Reports indicate that milk off the farm is abating, and that is relieving some pressure from plants. Still, some reports of dumped milk on occasion seem to be more related to the inability to get drivers. Milk will begin its annual trek to the Southeast as milk supplies decline seasonally. The challenge this year could be available drivers. While milk still needs to move around the country – drivers are harder to come by this year – that could create challenges.

Last week, Federal Milk Marketing Orders released June utilization. Class I is down on the East Coast, the most significant users of fluid milk. That seems to be pushing milk back to manufacturing and may account for why spot prices are slow to increase this summer as more milk heads to manufacturing.


After lifting last week, CME spot prices peaked on Tuesday and began falling through Friday, with barrels dropping faster than blocks opening up the block barrel spread again. CME blocks averaged $1.6970/lb and 0.51¢ more than the previous week. Barrel trading remained elevated with 27 loads trading this week, with prices averaging $1.5645, 0.95¢ higher than the last week.  The block-barrel spread was 13.25¢ this week. While the average prices were higher than the prior week, next week’s prices could be much lower without recovery. Barrels ended the week back in the $140s.

Although reports indicate that 640# blocks are in limited supply, due to packaging and labor constraints, 40# blocks and 500# barrels appear readily available to the market. That may have caused some of the collapse mid-week. While there is some ability to substitute 40# blocks for 640# blocks, the uses are somewhat limited. In addition, some reports that the packaging issues could linger into Q4 this year could continue to drive volatility.


CME spot butter prices recovered and then started to move lower again this week. The up and down trading caused prices to average $1.6960/lb, 1.15¢ less than the previous week on similar trade volumes. This week western cream multipliers were higher than the past two years – other regions were compatible with 2019 but still less than last year.

Looking at market administrators’ reports, Class I demand dropped along with butterfat headed to bottling. That occurred in all eastern federal orders. That could account for why cream multipliers remain lower than last year and why there seems to be comparatively more butter in the system. Although Class II butterfat uses are higher than a year ago, there is more butterfat off the farm and less product headed into a bottle, and that seems to be winning out.
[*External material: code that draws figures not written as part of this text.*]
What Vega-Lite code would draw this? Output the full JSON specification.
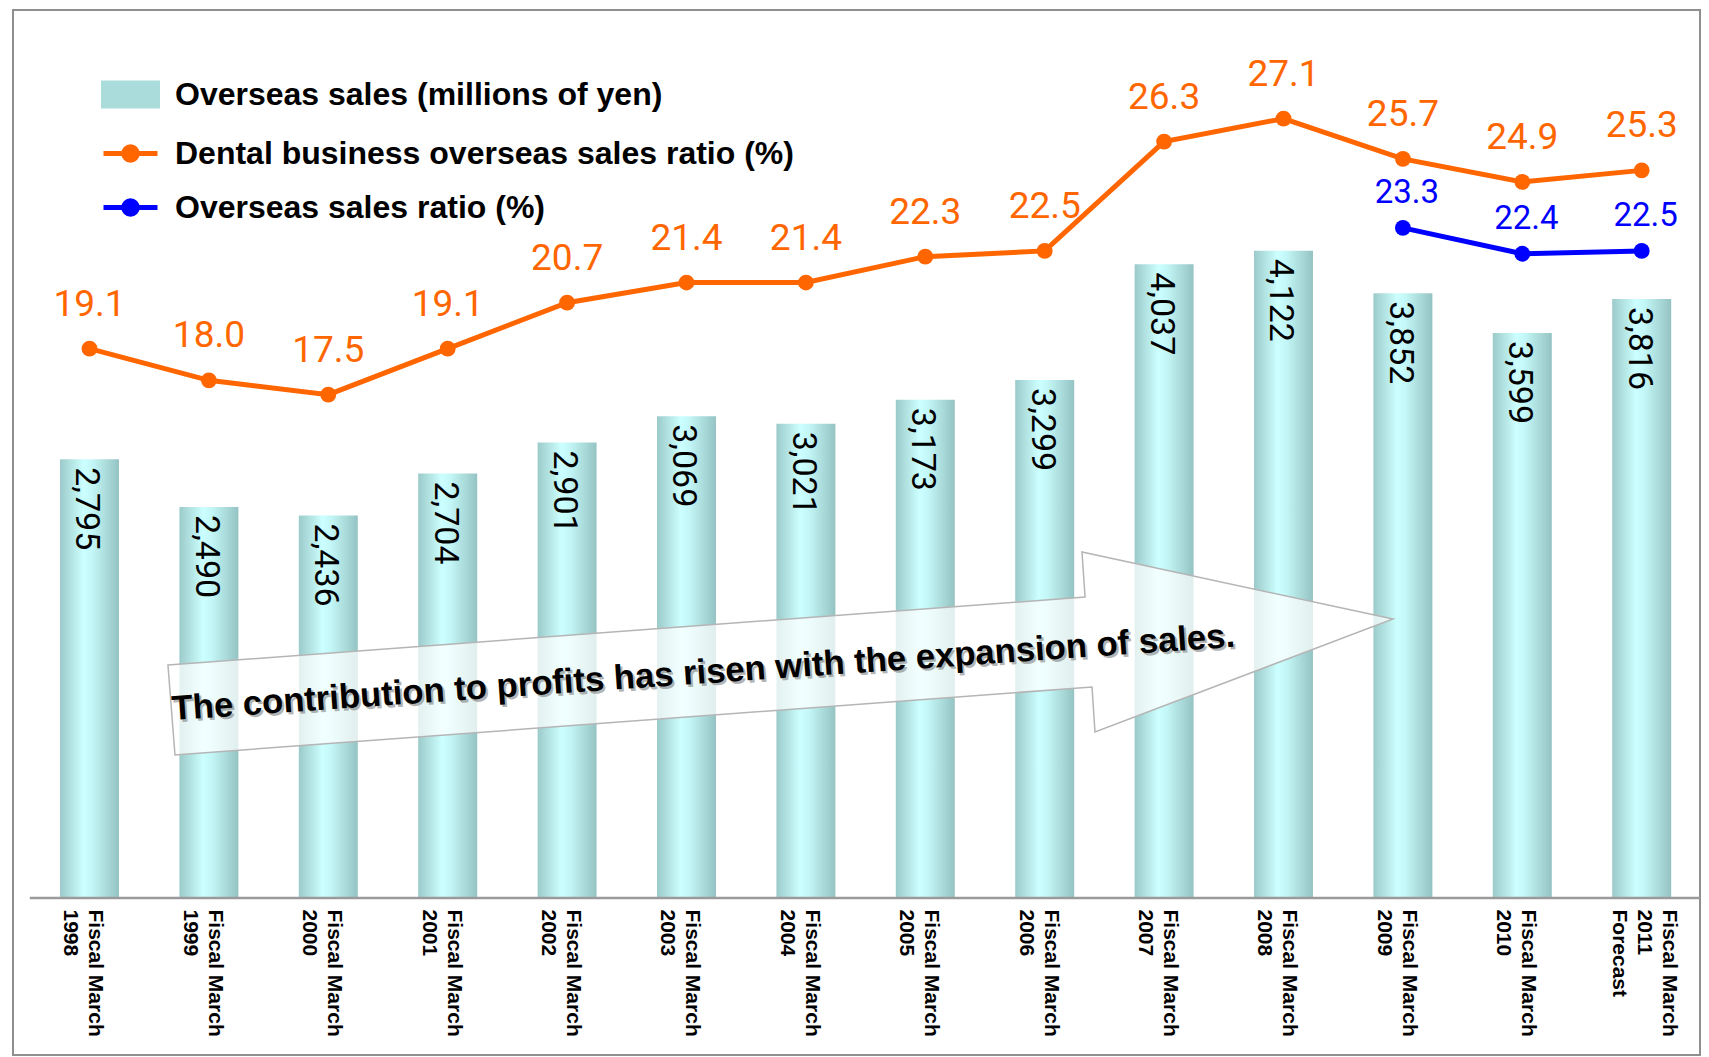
{
  "$schema": "https://vega.github.io/schema/vega-lite/v6.json",
  "width": 1687,
  "height": 1045,
  "padding": {"left": 13, "top": 10, "right": 9, "bottom": 2},
  "background": "white",
  "config": {"view": {"stroke": "#8f8f8f", "strokeWidth": 2}},
  "datasets": {
    "main": [
      {"period": "Fiscal March|1998", "sales": 2795, "dental": 19.1, "overseas": null},
      {"period": "Fiscal March|1999", "sales": 2490, "dental": 18.0, "overseas": null},
      {"period": "Fiscal March|2000", "sales": 2436, "dental": 17.5, "overseas": null},
      {"period": "Fiscal March|2001", "sales": 2704, "dental": 19.1, "overseas": null},
      {"period": "Fiscal March|2002", "sales": 2901, "dental": 20.7, "overseas": null},
      {"period": "Fiscal March|2003", "sales": 3069, "dental": 21.4, "overseas": null},
      {"period": "Fiscal March|2004", "sales": 3021, "dental": 21.4, "overseas": null},
      {"period": "Fiscal March|2005", "sales": 3173, "dental": 22.3, "overseas": null},
      {"period": "Fiscal March|2006", "sales": 3299, "dental": 22.5, "overseas": null},
      {"period": "Fiscal March|2007", "sales": 4037, "dental": 26.3, "overseas": null},
      {"period": "Fiscal March|2008", "sales": 4122, "dental": 27.1, "overseas": null},
      {"period": "Fiscal March|2009", "sales": 3852, "dental": 25.7, "overseas": 23.3},
      {"period": "Fiscal March|2010", "sales": 3599, "dental": 24.9, "overseas": 22.4},
      {"period": "Fiscal March|2011|Forecast", "sales": 3816, "dental": 25.3, "overseas": 22.5}
    ],
    "arrow": [
      {"order": 1, "x": 0.657, "y": 1484},
      {"order": 2, "x": 8.338, "y": 1917},
      {"order": 3, "x": 8.312, "y": 2204},
      {"order": 4, "x": 10.917, "y": 1777},
      {"order": 5, "x": 8.421, "y": 1057},
      {"order": 6, "x": 8.396, "y": 1344},
      {"order": 7, "x": 0.716, "y": 911}
    ],
    "note": [
      {"x": 5.147, "y": 1367, "text": "The contribution to profits has risen with the expansion of sales."}
    ]
  },
  "layer": [
    {
      "data": {"name": "main"},
      "resolve": {"scale": {"y": "independent"}},
      "layer": [
        {
          "mark": {"type": "bar", "color": {"gradient": "linear", "x1": 0, "y1": 0, "x2": 1, "y2": 0, "stops": [{"offset": 0, "color": "#9ccaca"}, {"offset": 0.4, "color": "#ccffff"}, {"offset": 0.55, "color": "#c3f6f6"}, {"offset": 1, "color": "#95c3c3"}]}},
          "encoding": {
            "x": {"field": "period", "type": "nominal", "scale": {"paddingInner": 0.506, "paddingOuter": 0.3175, "align": 0.62, "round": false},
              "axis": {"title": null, "domain": false, "ticks": false, "grid": false, "labelAngle": 90, "labelAlign": "left", "labelBaseline": "middle", "labelPadding": 11,
                "labelOffset": {"condition": {"test": "indexof(datum.value, 'Forecast') >= 0", "value": 27}, "value": 6},
                "labelFont": "Liberation Sans", "labelFontSize": 21, "labelFontWeight": "bold", "labelColor": "black", "labelLineHeight": 25, "labelLimit": 0, "labelOverlap": false, "offset": -157, "labelExpr": "split(datum.value, '|')"}},
            "y": {"field": "sales", "type": "quantitative", "scale": {"domain": [-1000, 5656], "nice": false, "zero": false}, "axis": null}
          }
        },
        {
          "mark": {"type": "text", "angle": 90, "align": "left", "baseline": "middle", "dx": 8, "dy": 3, "font": "Roboto", "fontSize": 34, "color": "black"},
          "encoding": {
            "x": {"field": "period", "type": "nominal"},
            "y": {"field": "sales", "type": "quantitative", "scale": {"domain": [-1000, 5656], "nice": false, "zero": false}, "axis": null},
            "text": {"field": "sales", "type": "quantitative", "format": ",d"}
          }
        },
        {
          "mark": {"type": "line", "strokeWidth": 5, "point": {"filled": true, "size": 250}},
          "encoding": {
            "x": {"field": "period", "type": "nominal"},
            "y": {"field": "dental", "type": "quantitative", "scale": {"domain": [-5.459, 30.876], "nice": false, "zero": false}, "axis": null},
            "color": {"datum": "Dental business overseas sales ratio (%)",
              "scale": {"domain": ["Overseas sales (millions of yen)", "Dental business overseas sales ratio (%)", "Overseas sales ratio (%)"], "range": ["#aadcdc", "#FF6600", "#0000FF"]},
              "legend": {
                "orient": "none", "legendX": 88, "legendY": 55, "title": null, "padding": 0,
                "symbolSize": 2916, "symbolStrokeWidth": 5,
                "labelFont": "Liberation Sans", "labelFontSize": 32, "labelFontWeight": "bold", "labelColor": "black", "labelLimit": 0, "labelOffset": 15, "rowPadding": 7,
                "encode": {
                  "symbols": {
                    "update": {
                      "shape": {"signal": "datum.value === 'Overseas sales (millions of yen)' ? 'M-1,-0.43H1V0.43H-1Z' : 'M-1,0H1M-0.25,0A0.25,0.25,0,1,0,0.25,0A0.25,0.25,0,1,0,-0.25,0Z'"},
                      "fill": {"signal": "datum.value === 'Overseas sales (millions of yen)' ? {gradient: 'linear', x1: 0, y1: 0, x2: 1, y2: 0, stops: [{offset: 0, color: '#9ccaca'}, {offset: 0.4, color: '#ccffff'}, {offset: 0.55, color: '#c3f6f6'}, {offset: 1, color: '#95c3c3'}]} : scale('color', datum.value)"},
                      "stroke": {"signal": "datum.value === 'Overseas sales (millions of yen)' ? 'transparent' : scale('color', datum.value)"},
                      "strokeWidth": {"value": 5},
                      "opacity": {"value": 1}
                    }
                  }
                }
              }
            }
          }
        },
        {
          "transform": [{"filter": "datum.overseas != null"}],
          "mark": {"type": "line", "strokeWidth": 5, "point": {"filled": true, "size": 250}},
          "encoding": {
            "x": {"field": "period", "type": "nominal"},
            "y": {"field": "overseas", "type": "quantitative", "scale": {"domain": [-5.459, 30.876], "nice": false, "zero": false}, "axis": null},
            "color": {"datum": "Overseas sales ratio (%)"}
          }
        },
        {
          "mark": {"type": "text", "align": "center", "baseline": "alphabetic", "dy": -33, "font": "Roboto", "fontSize": 37, "color": "#FF6600"},
          "encoding": {
            "x": {"field": "period", "type": "nominal"},
            "y": {"field": "dental", "type": "quantitative", "scale": {"domain": [-5.459, 30.876], "nice": false, "zero": false}, "axis": null},
            "text": {"field": "dental", "type": "quantitative", "format": ".1f"}
          }
        },
        {
          "transform": [{"filter": "datum.overseas != null"}],
          "mark": {"type": "text", "align": "center", "baseline": "alphabetic", "dx": 4, "dy": -25, "font": "Roboto", "fontSize": 33, "color": "#0000FF"},
          "encoding": {
            "x": {"field": "period", "type": "nominal"},
            "y": {"field": "overseas", "type": "quantitative", "scale": {"domain": [-5.459, 30.876], "nice": false, "zero": false}, "axis": null},
            "text": {"field": "overseas", "type": "quantitative", "format": ".1f"}
          }
        }
      ]
    },
    {
      "layer": [
        {
          "data": {"name": "arrow"},
          "mark": {"type": "line", "interpolate": "linear-closed", "fill": "white", "fillOpacity": 0.72, "stroke": "#b5b5b5", "strokeWidth": 1.5},
          "encoding": {
            "x": {"field": "x", "type": "quantitative", "scale": {"domain": [-0.6407, 13.488], "nice": false, "zero": false}, "axis": null},
            "y": {"field": "y", "type": "quantitative", "scale": {"domain": [-1000, 5656], "nice": false, "zero": false}, "axis": null},
            "order": {"field": "order", "type": "quantitative"}
          }
        },
        {
          "data": {"name": "note"},
          "mark": {"type": "text", "angle": -3.95, "align": "center", "baseline": "alphabetic", "dx": 2, "dy": 2.5, "font": "Liberation Sans", "fontWeight": "bold", "fontSize": 34.7, "color": "#777777", "opacity": 0.55},
          "encoding": {
            "x": {"field": "x", "type": "quantitative"},
            "y": {"field": "y", "type": "quantitative"},
            "text": {"field": "text", "type": "nominal"}
          }
        },
        {
          "data": {"name": "note"},
          "mark": {"type": "text", "angle": -3.95, "align": "center", "baseline": "alphabetic", "font": "Liberation Sans", "fontWeight": "bold", "fontSize": 34.7, "color": "black"},
          "encoding": {
            "x": {"field": "x", "type": "quantitative"},
            "y": {"field": "y", "type": "quantitative"},
            "text": {"field": "text", "type": "nominal"}
          }
        },
        {
          "data": {"values": [{}]},
          "mark": {"type": "rule", "color": "#9a9a9a", "strokeWidth": 2.5},
          "encoding": {
            "x": {"datum": -0.5, "type": "quantitative"},
            "x2": {"datum": 13.49},
            "y": {"datum": 0, "type": "quantitative"}
          }
        }
      ]
    }
  ],
  "resolve": {"scale": {"x": "independent", "y": "independent"}}
}
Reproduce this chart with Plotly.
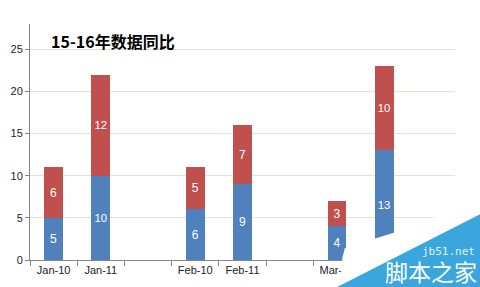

As a result, there is seasonally more cream and butter available to the market.


CME NDM increased this week with more loads traded compared to the prior week. As a result, the CME averaged $1.251/lb – 1.41¢ more than the previous week. Prices ranged from $1.235 to $1.26 throughout the week. Prices picked up on Friday after news of widespread flooding in Germany and Belgium. The flooding was near the German northern dairy region. Until more is known about the impact on the dairying region, prices could remain temperamental.

Less milk headed to bottling this year may mean more milk powder production throughout the country. That, combined with more milk off the farm, may help explain the recent weakness in markets. In addition, overseas prices retreated somewhat as reports suggest that next week’s Global Dairy Trade (GDT) auction could be lower.

Whey & Lactose Products

CME whey prices recovered throughout the week. Reports remain mixed about whey powders. Whey averaged 53¢ – that was 2.44¢ more than the previous week. Dairy Market News whey prices continue to track lower. At the same time, lactose is lifting a bit. The same could be said for overseas whey prices also. Generally, WPC80 prices remain strong, and demand is higher than expected for right now.